Leaves are changing, the weather is cooling, and the smell of fall lingers in the air. Pumpkins are appearing on doorsteps and families are beginning to plan their Thanksgiving menus. Pecan pie should always be on the list.
Pecan pie can be difficult to describe. It’s not a fruit pie or a cream pie, and it’s not a traditional custard. It falls into a loosely defined category most familiar to our Southern friends — the sugar pie. Sugar pies can be found in many styles and variations, but at its roots, a sugar pie is a single-crust pie with a baked filling of sugar, eggs and flavorings.
The sugar used can be granulated sugar, brown sugar, corn syrup, maple syrup, honey or molasses, depending on what you want your standout flavors to be. Pecan pies are commonly made with corn syrup, which lends a neutral flavor that helps the nuttiness of the pecans shine through, but substituting maple syrup can give richness and complexity without altering the texture.
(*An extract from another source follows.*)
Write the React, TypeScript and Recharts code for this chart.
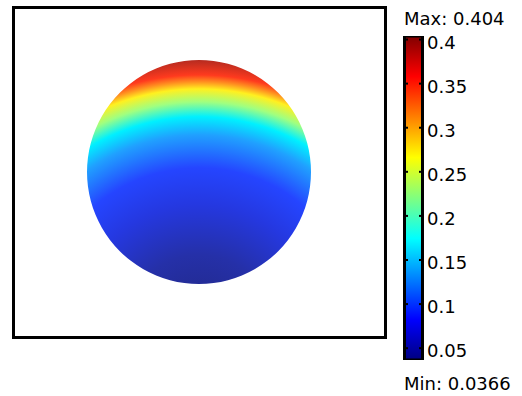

Because the filling of sugar pies can be very soft, the pecans play an important textural role. These nuts can be added whole, chopped or a combination of both. They will soak up some of the filling, which will make them tender enough to cut with a fork, but with enough bite to contrast the soft, creamy filling. And what are rich pecans and a sweet filling without a flaky, buttery pie crust? Our all-butter crust is partially baked before filling, which helps keep it crisp despite the wet interior. Experiment with decorative borders and crimping to make your pie stand out on a crowded table.